DIRECTIONS FOR THIS TASK:
Write the data out again, character for character, with no images.

INFORMATION SHOWN:
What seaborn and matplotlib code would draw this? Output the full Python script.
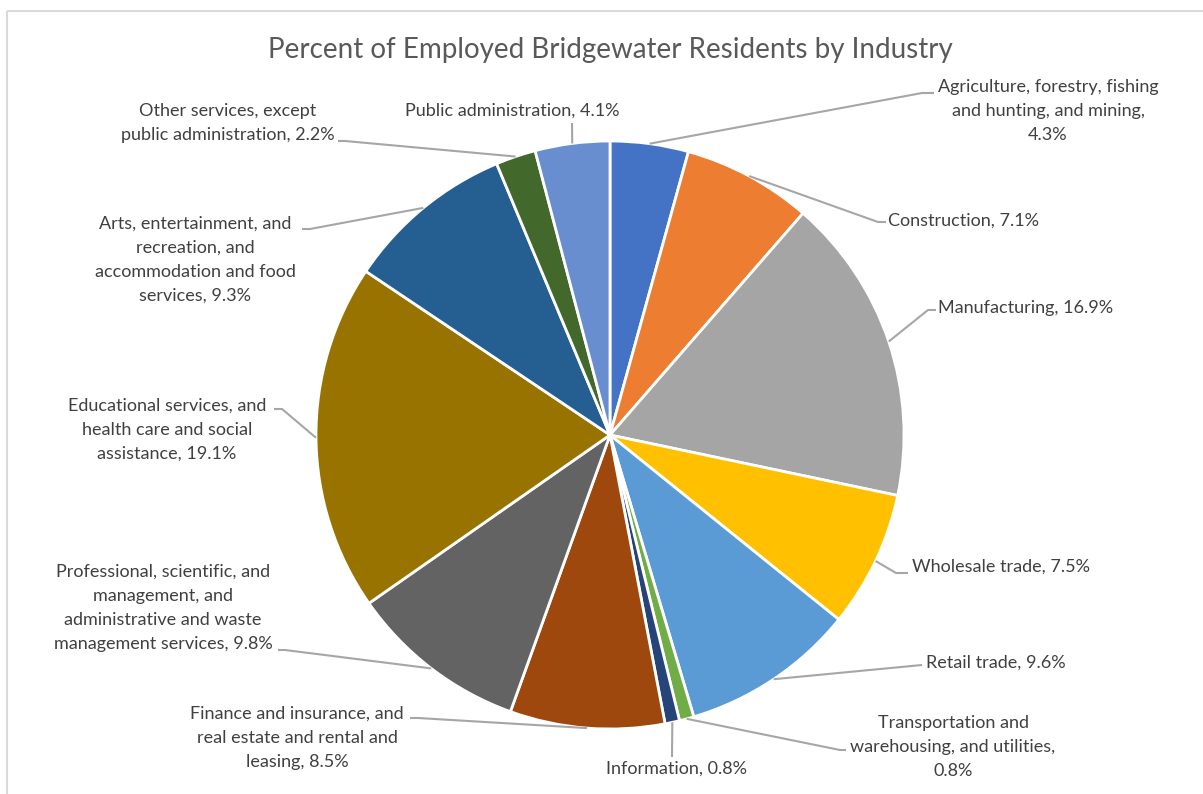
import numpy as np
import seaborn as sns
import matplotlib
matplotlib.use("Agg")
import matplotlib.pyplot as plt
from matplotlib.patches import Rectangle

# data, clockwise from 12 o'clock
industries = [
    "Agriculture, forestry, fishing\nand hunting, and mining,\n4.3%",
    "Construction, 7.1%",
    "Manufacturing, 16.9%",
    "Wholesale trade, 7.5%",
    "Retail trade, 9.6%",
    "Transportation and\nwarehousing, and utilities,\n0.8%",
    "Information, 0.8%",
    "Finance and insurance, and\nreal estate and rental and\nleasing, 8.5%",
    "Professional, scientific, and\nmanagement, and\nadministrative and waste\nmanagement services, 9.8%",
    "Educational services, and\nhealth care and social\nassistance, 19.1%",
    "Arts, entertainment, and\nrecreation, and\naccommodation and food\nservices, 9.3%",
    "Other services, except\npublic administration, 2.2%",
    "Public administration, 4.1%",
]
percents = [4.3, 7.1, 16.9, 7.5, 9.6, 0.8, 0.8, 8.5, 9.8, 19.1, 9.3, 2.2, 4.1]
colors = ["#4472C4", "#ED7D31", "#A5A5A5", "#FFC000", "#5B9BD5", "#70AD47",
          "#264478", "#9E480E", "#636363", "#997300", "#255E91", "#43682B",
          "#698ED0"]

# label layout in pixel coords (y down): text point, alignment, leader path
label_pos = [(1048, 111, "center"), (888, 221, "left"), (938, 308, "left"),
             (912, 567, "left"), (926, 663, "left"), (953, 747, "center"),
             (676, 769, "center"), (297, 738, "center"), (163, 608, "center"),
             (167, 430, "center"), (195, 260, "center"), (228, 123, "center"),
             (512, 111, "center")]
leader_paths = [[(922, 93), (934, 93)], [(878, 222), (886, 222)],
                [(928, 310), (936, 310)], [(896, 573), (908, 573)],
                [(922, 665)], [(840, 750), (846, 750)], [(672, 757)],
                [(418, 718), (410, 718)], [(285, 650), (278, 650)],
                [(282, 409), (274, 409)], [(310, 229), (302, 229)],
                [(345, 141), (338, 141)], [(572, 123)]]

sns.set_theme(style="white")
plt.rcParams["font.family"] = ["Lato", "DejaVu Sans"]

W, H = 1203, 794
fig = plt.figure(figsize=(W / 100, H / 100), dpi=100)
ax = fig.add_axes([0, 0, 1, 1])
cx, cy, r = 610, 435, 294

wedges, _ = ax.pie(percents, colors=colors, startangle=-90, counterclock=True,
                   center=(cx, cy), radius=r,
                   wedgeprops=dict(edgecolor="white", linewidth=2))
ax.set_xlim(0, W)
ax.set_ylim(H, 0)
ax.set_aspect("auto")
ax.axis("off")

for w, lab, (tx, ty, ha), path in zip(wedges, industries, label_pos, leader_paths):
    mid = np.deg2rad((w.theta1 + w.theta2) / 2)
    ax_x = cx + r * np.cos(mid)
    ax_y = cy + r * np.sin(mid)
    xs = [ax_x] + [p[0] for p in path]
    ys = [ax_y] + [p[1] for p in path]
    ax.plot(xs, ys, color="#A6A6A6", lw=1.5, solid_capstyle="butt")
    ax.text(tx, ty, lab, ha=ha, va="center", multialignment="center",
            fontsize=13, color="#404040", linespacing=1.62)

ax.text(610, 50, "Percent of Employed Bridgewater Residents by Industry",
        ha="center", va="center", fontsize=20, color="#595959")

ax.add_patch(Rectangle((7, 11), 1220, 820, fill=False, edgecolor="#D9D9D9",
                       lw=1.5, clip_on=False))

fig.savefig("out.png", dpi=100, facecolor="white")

RESPONSE:
What seaborn and matplotlib code would draw this? Output the full Python script.
import numpy as np
import seaborn as sns
import matplotlib
matplotlib.use("Agg")
import matplotlib.pyplot as plt
from matplotlib.patches import Rectangle

# data, clockwise from 12 o'clock
industries = [
    "Agriculture, forestry, fishing\nand hunting, and mining,\n4.3%",
    "Construction, 7.1%",
    "Manufacturing, 16.9%",
    "Wholesale trade, 7.5%",
    "Retail trade, 9.6%",
    "Transportation and\nwarehousing, and utilities,\n0.8%",
    "Information, 0.8%",
    "Finance and insurance, and\nreal estate and rental and\nleasing, 8.5%",
    "Professional, scientific, and\nmanagement, and\nadministrative and waste\nmanagement services, 9.8%",
    "Educational services, and\nhealth care and social\nassistance, 19.1%",
    "Arts, entertainment, and\nrecreation, and\naccommodation and food\nservices, 9.3%",
    "Other services, except\npublic administration, 2.2%",
    "Public administration, 4.1%",
]
percents = [4.3, 7.1, 16.9, 7.5, 9.6, 0.8, 0.8, 8.5, 9.8, 19.1, 9.3, 2.2, 4.1]
colors = ["#4472C4", "#ED7D31", "#A5A5A5", "#FFC000", "#5B9BD5", "#70AD47",
          "#264478", "#9E480E", "#636363", "#997300", "#255E91", "#43682B",
          "#698ED0"]

# label layout in pixel coords (y down): text point, alignment, leader path
label_pos = [(1048, 111, "center"), (888, 221, "left"), (938, 308, "left"),
             (912, 567, "left"), (926, 663, "left"), (953, 747, "center"),
             (676, 769, "center"), (297, 738, "center"), (163, 608, "center"),
             (167, 430, "center"), (195, 260, "center"), (228, 123, "center"),
             (512, 111, "center")]
leader_paths = [[(922, 93), (934, 93)], [(878, 222), (886, 222)],
                [(928, 310), (936, 310)], [(896, 573), (908, 573)],
                [(922, 665)], [(840, 750), (846, 750)], [(672, 757)],
                [(418, 718), (410, 718)], [(285, 650), (278, 650)],
                [(282, 409), (274, 409)], [(310, 229), (302, 229)],
                [(345, 141), (338, 141)], [(572, 123)]]

sns.set_theme(style="white")
plt.rcParams["font.family"] = ["Lato", "DejaVu Sans"]

W, H = 1203, 794
fig = plt.figure(figsize=(W / 100, H / 100), dpi=100)
ax = fig.add_axes([0, 0, 1, 1])
cx, cy, r = 610, 435, 294

wedges, _ = ax.pie(percents, colors=colors, startangle=-90, counterclock=True,
                   center=(cx, cy), radius=r,
                   wedgeprops=dict(edgecolor="white", linewidth=2))
ax.set_xlim(0, W)
ax.set_ylim(H, 0)
ax.set_aspect("auto")
ax.axis("off")

for w, lab, (tx, ty, ha), path in zip(wedges, industries, label_pos, leader_paths):
    mid = np.deg2rad((w.theta1 + w.theta2) / 2)
    ax_x = cx + r * np.cos(mid)
    ax_y = cy + r * np.sin(mid)
    xs = [ax_x] + [p[0] for p in path]
    ys = [ax_y] + [p[1] for p in path]
    ax.plot(xs, ys, color="#A6A6A6", lw=1.5, solid_capstyle="butt")
    ax.text(tx, ty, lab, ha=ha, va="center", multialignment="center",
            fontsize=13, color="#404040", linespacing=1.62)

ax.text(610, 50, "Percent of Employed Bridgewater Residents by Industry",
        ha="center", va="center", fontsize=20, color="#595959")

ax.add_patch(Rectangle((7, 11), 1220, 820, fill=False, edgecolor="#D9D9D9",
                       lw=1.5, clip_on=False))

fig.savefig("out.png", dpi=100, facecolor="white")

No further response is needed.